The first stations which the latter encountered beyond Cape Direh—Avails, Malao, Mundos, and Mosylon—were merely open roadsteads offering no secure shelter; but beyond Mosylon, the classical navigators reported the existence of several wadys, the last of which, the Elephant River, lying between Bas el-Eîl and Cape Guardafui, appears to have been large enough not only to afford anchorage to several vessels of light draught, but to permit of their performing easily any evolutions required. During the Roman period, it was there, and there only, that the best kind of incense could be obtained, and it was probably at this point also that the Egyptians of Hâtshopsîtû’s time landed.

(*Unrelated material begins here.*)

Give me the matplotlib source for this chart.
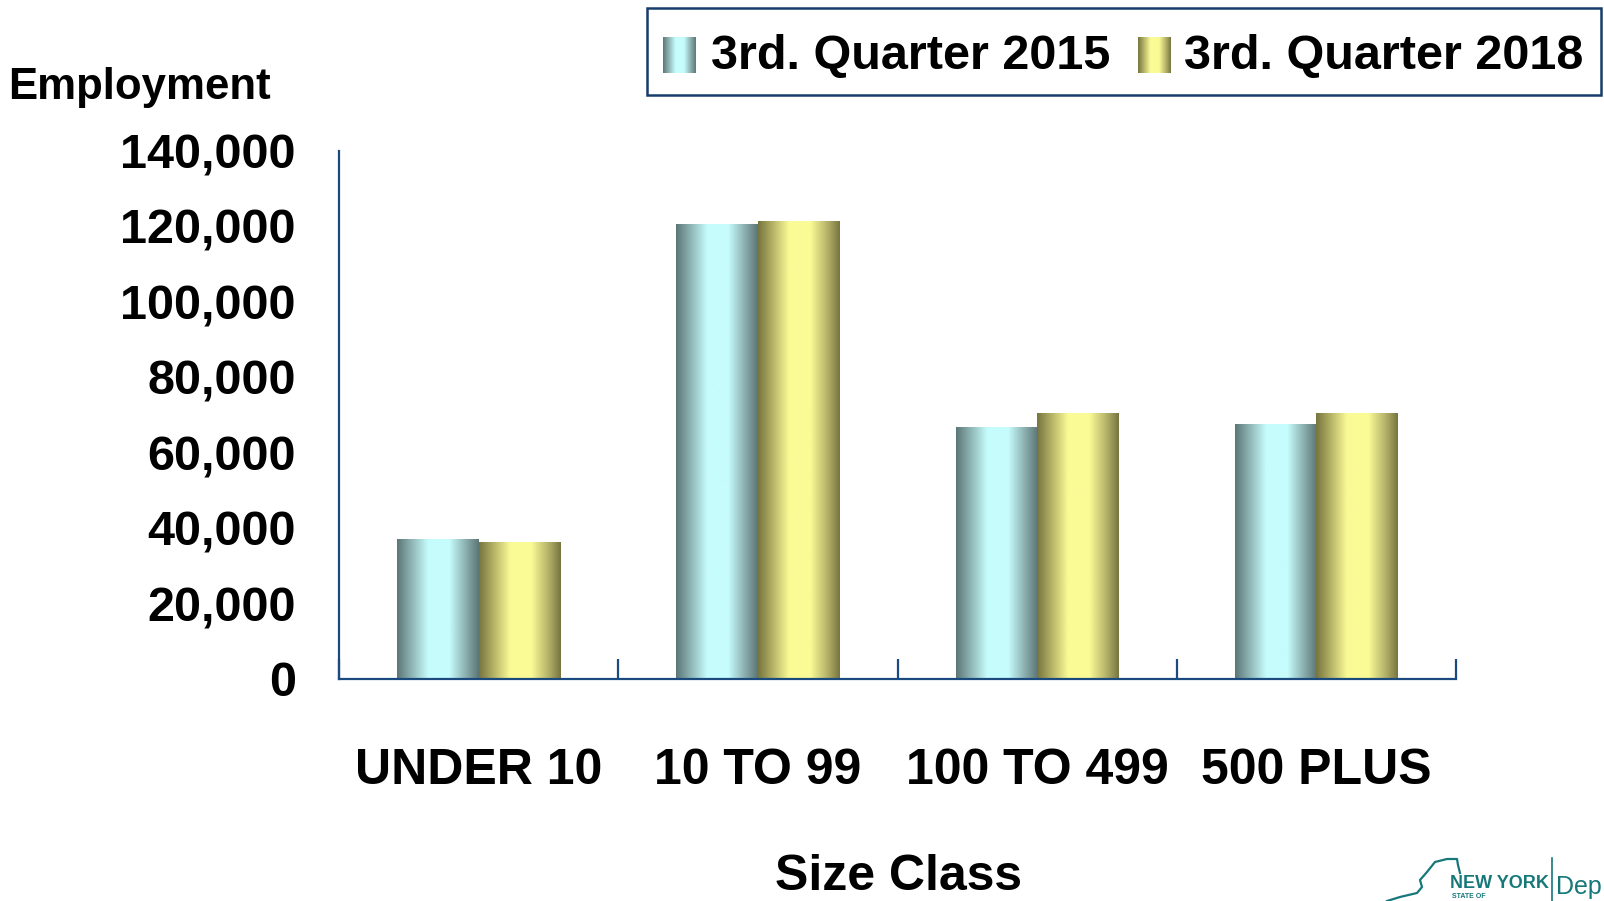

The Egyptian vessels sailed up the river till they reached a place beyond the influence of the tide, and then dropped anchor in front of a village scattered along a bank fringed with sycomores and palms.*
* I have shown, from a careful examination of the bas-
reliefs, that the Egyptians must have landed, not on the
coast itself, as was at first believed, but in the estuary
of a river, and this observation has been accepted as
decisive by most Egyptologists; besides this, newly
discovered fragments show the presence of a hippopotamus.
Since then I have sought to identify the landing-place of
the Egyptians with the most important of the creeks
mentioned by the Græco-Roman merchants as accessible for
their vessels, viz. that which they called the Elephant
River, near to the present Ras el-Fîl.